Mathews is an American sociologist tenured as a professor at the Christian University of Hong Kong. He tells of first visiting the Mansions in the 1980s, and one gets the feeling that the funding for his anthropological studies arrived just a little too late; with China coming to understand what it takes to thoroughly own global trade, his low-end globalised traders are heading directly to Guangzhou, no longer in need of the Hong Kong middle man with his enforceable contracts and British business sensibility. This is certainly not Wong Kar Wai's 1960s Hong Kong.

The best part of this book is its promise, and when it recounts the stories of residents, either through anecdote or reportage. I found it fascinating as there doesn't seem to be anything like this building in Saigon, even as China is pricing itself out of the market. Then again, Vietnam is not yet known for high-tech manufacturing, or cranking out good-enough copies of mobile phones.

Unfortunately the novelty starts to wane somewhere around the middle, with the realisation that all players mentioned in the book are monothematic: they are there for money, money, money. This is what makes the building work, a friendship amongst the Indian, the Pakistani and the African possible, and indeed Hong Kong itself is the same effect written larger. That the mainstream of the host culture (Hong Kong Chinese, and more recently mainland Chinese) is uncomfortable with the third world in their midst, and identify it along racial lines, is surely true in most countries.

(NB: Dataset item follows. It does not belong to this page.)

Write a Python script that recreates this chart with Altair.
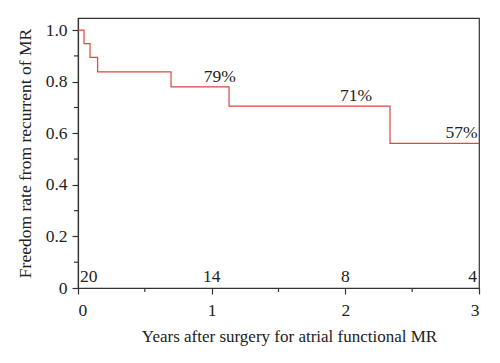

Another realisation was that this book never gets to grips with the role of women in the building, with the two roles on offer being a sex worker or a (Chinese) co-owner of the building. Perhaps the few women traders are mostly into clothing and are operating in another district. It is difficult to discern whether the incessant staring at the passing women in the building is a cultural thing (a women-as-property trope from the home country) or the behaviour of a large number of sex-starved expats, both, neither, etc.

Mathews treats the plight of asylum seekers at length, and wisely restricts himself to prognostication and not prescription. From a Western perspective it is interesting to see what the Eastern approach is and will become.

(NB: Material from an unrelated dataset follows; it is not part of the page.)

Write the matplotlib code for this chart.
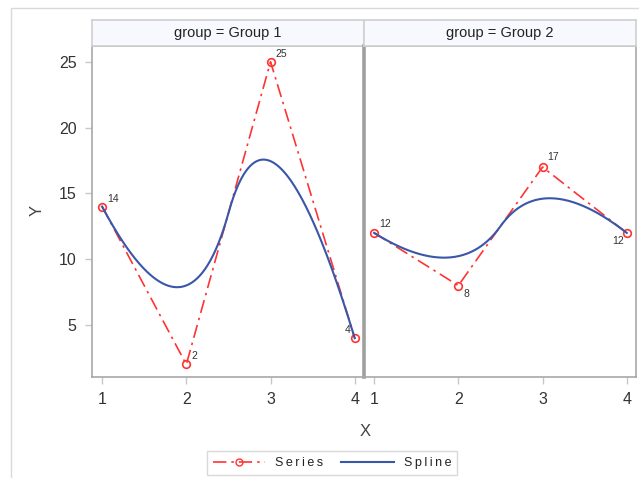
import numpy as np
import matplotlib
matplotlib.use("Agg")
import matplotlib.pyplot as plt
from matplotlib.lines import Line2D
from matplotlib.patches import Rectangle

plt.rcParams['font.family'] = ['Liberation Sans', 'DejaVu Sans']

# ---- data ----
groups = ["Group 1", "Group 2"]
x_vals = [1, 2, 3, 4]
y_group1 = [14, 2, 25, 4]
y_group2 = [12, 8, 17, 12]
series = [y_group1, y_group2]
x_ticks = [1, 2, 3, 4]
y_ticks = [5, 10, 15, 20, 25]

# label placement (offset px, ha, va) per point
label_pos = [
    [((5, 3), 'left', 'bottom'), ((5, 3), 'left', 'bottom'),
     ((5, 3), 'left', 'bottom'), ((-4, 3), 'right', 'bottom')],
    [((5, 4), 'left', 'bottom'), ((5, -3), 'left', 'top'),
     ((5, 5), 'left', 'bottom'), ((-3, -3), 'right', 'top')],
]

RED = '#FF3333'
BLUE = '#3A56A8'
GRAY = '#A8A8A8'


def bspline_quadratic(xs, ys, n=300):
    """Clamped quadratic B-spline using the data points as control points."""
    P = np.column_stack([xs, ys]).astype(float)
    k = 2
    m = len(P)
    inner = list(range(1, m - k))
    knots = np.array([0] * (k + 1) + inner + [m - k] * (k + 1), float)
    t = np.linspace(0, m - k, n)
    t[-1] -= 1e-9

    def N(i, p, tt):
        if p == 0:
            return np.where((knots[i] <= tt) & (tt < knots[i + 1]), 1.0, 0.0)
        a = 0.0
        d1 = knots[i + p] - knots[i]
        if d1 > 0:
            a = (tt - knots[i]) / d1 * N(i, p - 1, tt)
        b = 0.0
        d2 = knots[i + p + 1] - knots[i + 1]
        if d2 > 0:
            b = (knots[i + p + 1] - tt) / d2 * N(i + 1, p - 1, tt)
        return a + b

    out = np.zeros((n, 2))
    for i in range(m):
        out += N(i, k, t)[:, None] * P[i]
    return out[:, 0], out[:, 1]


fig = plt.figure(figsize=(6.39, 4.78), dpi=100)
W, H = 639, 478

def fx(px):
    return px / W

def fy(py):
    return 1 - py / H

# outer frame
fig.patches.append(Rectangle((fx(11), -0.1), 1.2, fy(8) + 0.1,
                             transform=fig.transFigure, fill=False,
                             edgecolor='#D9D9D9', linewidth=1.0))

panel_left = [92, 364]
panel_w = 272
top_px, bot_px = 46, 377

axes = []
for gi, g in enumerate(groups):
    ax = fig.add_axes([fx(panel_left[gi]), fy(bot_px), fx(panel_w), (bot_px - top_px) / H])
    axes.append(ax)
    ys = series[gi]
    sx, sy = bspline_quadratic(x_vals, ys)
    ax.plot(x_vals, ys, color=RED, linestyle=(0, (8, 3, 1.5, 3)), linewidth=1.2,
            marker='o', markersize=5.5, markerfacecolor='none',
            markeredgecolor=RED, markeredgewidth=1.2, zorder=3)
    ax.plot(sx, sy, color=BLUE, linewidth=1.5, zorder=4)
    for xi, yi, (off, ha, va) in zip(x_vals, ys, label_pos[gi]):
        ax.annotate(str(yi), (xi, yi), xytext=off, textcoords='offset pixels',
                    ha=ha, va=va, fontsize=7.5, color='#333333')
    ax.set_xlim(0.88, 4.11)
    ax.set_ylim(1.05, 26.2)
    ax.set_xticks(x_ticks)
    ax.set_xticklabels([str(v) for v in x_ticks])
    ax.set_yticks(y_ticks)
    ax.tick_params(axis='both', direction='out', length=5, width=1,
                   color='#C8C8C8', labelsize=11.5, labelcolor='#333333', pad=6)
    if gi == 1:
        ax.tick_params(axis='y', left=False, labelleft=False)
    for s in ax.spines.values():
        s.set_color(GRAY)
        s.set_linewidth(1.2)
    if gi == 1:
        ax.spines['left'].set_linewidth(2.6)
        ax.spines['left'].set_color('#A0A0A0')
    # header strip
    hax = fig.add_axes([fx(panel_left[gi]), fy(top_px), fx(panel_w), 26 / H])
    hax.set_facecolor('#F7F9FE')
    hax.set_xticks([]); hax.set_yticks([])
    for s in hax.spines.values():
        s.set_color('#D0D0D0')
        s.set_linewidth(1.2)
    hax.text(0.5, 0.5, f"group = {g}", ha='center', va='center',
             fontsize=10.5, color='#222222', transform=hax.transAxes)

fig.text(fx(365), fy(432), "X", ha='center', va='center', fontsize=12, color='#444444')
fig.text(fx(37), fy(210), "Y", ha='center', va='center', fontsize=12, color='#444444',
         rotation=90)

handles = [
    Line2D([], [], color=RED, linestyle=(0, (8, 3, 1.5, 3)), linewidth=1.2,
           marker='o', markersize=5, markerfacecolor='none', markeredgecolor=RED),
    Line2D([], [], color=BLUE, linewidth=1.5),
]
sp = '\u2009'
leg = fig.legend(handles, [sp.join("Series"), sp.join("Spline")], loc='center',
                 bbox_to_anchor=(fx(332), fy(463)), ncol=2, frameon=True,
                 fancybox=False, edgecolor='#D0D0D0', fontsize=9,
                 handlelength=4.2, columnspacing=1.4, handletextpad=0.8,
                 borderpad=0.45)
leg.get_frame().set_linewidth(1.0)
for t in leg.get_texts():
    t.set_color('#222222')

fig.savefig("out.png", dpi=100)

To be more curmudgeonly, this book makes me think that anthropology is at the more boring end of travel writing. Less repetition would have been lovely, and a bit less promising and a bit more carry-through. I don't put a lot of stock in non-empirical paradigms, and it seems that coining them is the essence of this sort of work. Here we get the "cultural supermarket", which is perhaps trying to summarise the idea of accessible multiculturalism, i.e. exotic food with the menus in English. Unfortunately it also connotes blandness, transactionalism, exploitation of primary producers, and so forth. I'm getting that ill-fitting cheap suit sort of a feeling.

I guess I was hoping for more of a biography of the building, ala Birmingham's Leviathan, in addition to the stories of individuals. Early on, Mathews tells of a shirt of his falling fifteen stories down a light well from a clothesline in the 1980s, and the possibility of it still being there; in doing so he lifts Chungking Mansions out of the generic facelessness of the ghetto. As Sickboy said about heroin, what keeps the relationship going is personality.

I picked this up from the UNSW Library on the strength of a review on Inside Story. I was a bit surprised the library had such a recent book (August 2011).